--- Task requirements ---
Beginning with the very first line, please reproduce the entries exactly through the line containing "1-460/536, (786-106)/777, (460-57)/536])".

--- Supplied data ---
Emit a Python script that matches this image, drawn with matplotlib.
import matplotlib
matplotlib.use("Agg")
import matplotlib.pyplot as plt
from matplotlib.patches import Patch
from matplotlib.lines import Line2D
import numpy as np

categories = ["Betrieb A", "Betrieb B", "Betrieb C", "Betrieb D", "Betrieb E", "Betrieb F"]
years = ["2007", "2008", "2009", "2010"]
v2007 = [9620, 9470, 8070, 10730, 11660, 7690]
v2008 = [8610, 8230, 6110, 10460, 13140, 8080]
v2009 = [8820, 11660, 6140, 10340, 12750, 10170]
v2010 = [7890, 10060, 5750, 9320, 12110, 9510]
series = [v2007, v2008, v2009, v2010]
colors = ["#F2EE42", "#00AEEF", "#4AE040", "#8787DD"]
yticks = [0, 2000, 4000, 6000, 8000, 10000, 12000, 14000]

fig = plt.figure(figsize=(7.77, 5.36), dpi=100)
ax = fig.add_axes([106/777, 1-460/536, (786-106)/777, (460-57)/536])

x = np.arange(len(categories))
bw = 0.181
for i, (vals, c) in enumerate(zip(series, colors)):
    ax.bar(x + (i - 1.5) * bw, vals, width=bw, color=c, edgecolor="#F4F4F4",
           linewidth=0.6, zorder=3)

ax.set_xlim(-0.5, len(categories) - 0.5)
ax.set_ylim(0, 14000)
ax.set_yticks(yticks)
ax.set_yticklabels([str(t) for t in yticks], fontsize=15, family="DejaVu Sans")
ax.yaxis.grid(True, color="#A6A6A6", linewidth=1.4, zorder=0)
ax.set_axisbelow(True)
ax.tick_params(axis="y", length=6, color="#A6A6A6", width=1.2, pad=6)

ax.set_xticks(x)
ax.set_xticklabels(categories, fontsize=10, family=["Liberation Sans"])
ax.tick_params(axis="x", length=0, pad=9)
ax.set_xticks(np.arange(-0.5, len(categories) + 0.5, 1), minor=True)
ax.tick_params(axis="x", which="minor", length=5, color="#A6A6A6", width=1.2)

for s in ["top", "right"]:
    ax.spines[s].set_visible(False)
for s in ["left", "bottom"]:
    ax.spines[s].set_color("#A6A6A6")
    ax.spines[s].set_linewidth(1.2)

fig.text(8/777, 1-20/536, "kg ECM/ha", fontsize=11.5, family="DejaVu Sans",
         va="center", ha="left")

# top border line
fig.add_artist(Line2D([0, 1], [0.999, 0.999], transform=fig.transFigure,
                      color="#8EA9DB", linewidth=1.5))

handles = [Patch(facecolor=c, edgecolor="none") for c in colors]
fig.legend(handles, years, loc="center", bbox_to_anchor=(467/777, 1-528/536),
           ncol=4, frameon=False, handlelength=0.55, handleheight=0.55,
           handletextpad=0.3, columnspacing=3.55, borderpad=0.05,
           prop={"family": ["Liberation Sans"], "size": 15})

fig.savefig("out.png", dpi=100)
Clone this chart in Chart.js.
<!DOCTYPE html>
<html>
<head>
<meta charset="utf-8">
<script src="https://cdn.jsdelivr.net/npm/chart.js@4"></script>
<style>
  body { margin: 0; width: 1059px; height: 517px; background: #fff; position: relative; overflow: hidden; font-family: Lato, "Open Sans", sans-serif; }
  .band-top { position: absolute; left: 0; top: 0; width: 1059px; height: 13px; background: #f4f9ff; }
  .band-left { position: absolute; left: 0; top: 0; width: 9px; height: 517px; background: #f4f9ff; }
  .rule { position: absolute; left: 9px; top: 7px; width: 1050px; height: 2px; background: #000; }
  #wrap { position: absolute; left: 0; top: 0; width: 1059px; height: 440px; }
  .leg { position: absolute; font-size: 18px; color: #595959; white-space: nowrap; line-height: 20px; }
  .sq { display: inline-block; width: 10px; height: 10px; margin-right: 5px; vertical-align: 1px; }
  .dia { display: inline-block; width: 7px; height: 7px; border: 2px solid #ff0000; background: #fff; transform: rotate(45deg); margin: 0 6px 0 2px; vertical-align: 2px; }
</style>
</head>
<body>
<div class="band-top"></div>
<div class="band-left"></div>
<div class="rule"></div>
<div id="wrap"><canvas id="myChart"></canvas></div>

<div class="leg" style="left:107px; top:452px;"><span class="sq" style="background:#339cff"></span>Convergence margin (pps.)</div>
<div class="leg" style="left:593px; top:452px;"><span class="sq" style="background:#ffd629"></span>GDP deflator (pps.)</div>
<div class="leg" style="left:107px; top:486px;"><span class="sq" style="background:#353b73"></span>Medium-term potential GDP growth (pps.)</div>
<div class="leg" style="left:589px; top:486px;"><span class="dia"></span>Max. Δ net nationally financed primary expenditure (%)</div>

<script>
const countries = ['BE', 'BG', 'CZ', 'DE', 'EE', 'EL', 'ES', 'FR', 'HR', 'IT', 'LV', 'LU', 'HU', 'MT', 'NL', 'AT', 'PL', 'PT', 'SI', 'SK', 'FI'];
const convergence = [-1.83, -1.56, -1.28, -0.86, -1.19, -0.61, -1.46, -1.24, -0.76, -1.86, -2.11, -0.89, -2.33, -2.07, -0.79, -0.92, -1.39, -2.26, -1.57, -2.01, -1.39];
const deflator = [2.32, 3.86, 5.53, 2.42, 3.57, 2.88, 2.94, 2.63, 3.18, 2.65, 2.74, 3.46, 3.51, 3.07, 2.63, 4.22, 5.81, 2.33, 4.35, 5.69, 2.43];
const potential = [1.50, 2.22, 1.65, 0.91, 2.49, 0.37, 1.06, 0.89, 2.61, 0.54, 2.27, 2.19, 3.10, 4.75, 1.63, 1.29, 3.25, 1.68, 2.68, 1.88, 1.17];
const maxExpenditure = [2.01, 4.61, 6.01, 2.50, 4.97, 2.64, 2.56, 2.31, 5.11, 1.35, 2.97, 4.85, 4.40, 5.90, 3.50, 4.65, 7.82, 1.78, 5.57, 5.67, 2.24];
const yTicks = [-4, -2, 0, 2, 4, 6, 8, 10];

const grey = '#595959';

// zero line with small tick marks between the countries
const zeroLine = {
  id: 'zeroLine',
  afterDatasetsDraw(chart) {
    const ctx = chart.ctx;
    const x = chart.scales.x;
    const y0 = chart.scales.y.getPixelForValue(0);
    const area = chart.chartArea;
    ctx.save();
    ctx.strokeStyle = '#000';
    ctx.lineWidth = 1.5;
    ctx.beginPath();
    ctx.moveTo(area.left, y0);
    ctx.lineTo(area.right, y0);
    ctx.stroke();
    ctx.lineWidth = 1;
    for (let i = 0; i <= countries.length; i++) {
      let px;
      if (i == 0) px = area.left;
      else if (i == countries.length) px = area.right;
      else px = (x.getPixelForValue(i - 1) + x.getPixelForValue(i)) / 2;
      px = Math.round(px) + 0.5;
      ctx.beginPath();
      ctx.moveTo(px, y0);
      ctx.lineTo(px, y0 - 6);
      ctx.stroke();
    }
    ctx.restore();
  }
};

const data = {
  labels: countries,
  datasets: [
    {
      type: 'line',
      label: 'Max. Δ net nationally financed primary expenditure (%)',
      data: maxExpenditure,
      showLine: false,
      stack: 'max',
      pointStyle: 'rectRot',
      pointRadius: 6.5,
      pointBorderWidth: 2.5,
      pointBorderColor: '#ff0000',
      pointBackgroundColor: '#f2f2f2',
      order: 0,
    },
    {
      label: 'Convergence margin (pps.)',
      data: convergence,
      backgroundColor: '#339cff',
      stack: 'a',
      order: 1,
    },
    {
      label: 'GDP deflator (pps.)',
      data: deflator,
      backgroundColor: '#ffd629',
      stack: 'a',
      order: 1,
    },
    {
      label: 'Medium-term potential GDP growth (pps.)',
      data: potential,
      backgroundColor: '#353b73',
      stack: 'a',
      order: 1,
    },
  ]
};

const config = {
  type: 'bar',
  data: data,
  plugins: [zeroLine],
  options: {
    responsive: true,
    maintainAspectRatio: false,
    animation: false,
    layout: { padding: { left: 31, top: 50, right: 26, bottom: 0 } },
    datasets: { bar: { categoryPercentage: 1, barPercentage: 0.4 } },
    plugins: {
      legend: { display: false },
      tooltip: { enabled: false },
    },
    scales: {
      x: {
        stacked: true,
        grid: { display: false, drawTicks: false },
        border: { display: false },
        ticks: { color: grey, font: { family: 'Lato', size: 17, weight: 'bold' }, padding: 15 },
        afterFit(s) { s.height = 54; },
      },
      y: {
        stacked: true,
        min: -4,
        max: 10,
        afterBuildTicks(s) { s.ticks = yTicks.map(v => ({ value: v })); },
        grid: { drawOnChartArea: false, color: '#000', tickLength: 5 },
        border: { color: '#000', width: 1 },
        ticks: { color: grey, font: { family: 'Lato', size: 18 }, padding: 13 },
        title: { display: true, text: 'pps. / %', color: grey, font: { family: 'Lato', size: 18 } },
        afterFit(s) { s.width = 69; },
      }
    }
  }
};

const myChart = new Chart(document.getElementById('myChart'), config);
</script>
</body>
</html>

--- Answer to the problem ---
Emit a Python script that matches this image, drawn with matplotlib.
import matplotlib
matplotlib.use("Agg")
import matplotlib.pyplot as plt
from matplotlib.patches import Patch
from matplotlib.lines import Line2D
import numpy as np

categories = ["Betrieb A", "Betrieb B", "Betrieb C", "Betrieb D", "Betrieb E", "Betrieb F"]
years = ["2007", "2008", "2009", "2010"]
v2007 = [9620, 9470, 8070, 10730, 11660, 7690]
v2008 = [8610, 8230, 6110, 10460, 13140, 8080]
v2009 = [8820, 11660, 6140, 10340, 12750, 10170]
v2010 = [7890, 10060, 5750, 9320, 12110, 9510]
series = [v2007, v2008, v2009, v2010]
colors = ["#F2EE42", "#00AEEF", "#4AE040", "#8787DD"]
yticks = [0, 2000, 4000, 6000, 8000, 10000, 12000, 14000]

fig = plt.figure(figsize=(7.77, 5.36), dpi=100)
ax = fig.add_axes([106/777, 1-460/536, (786-106)/777, (460-57)/536])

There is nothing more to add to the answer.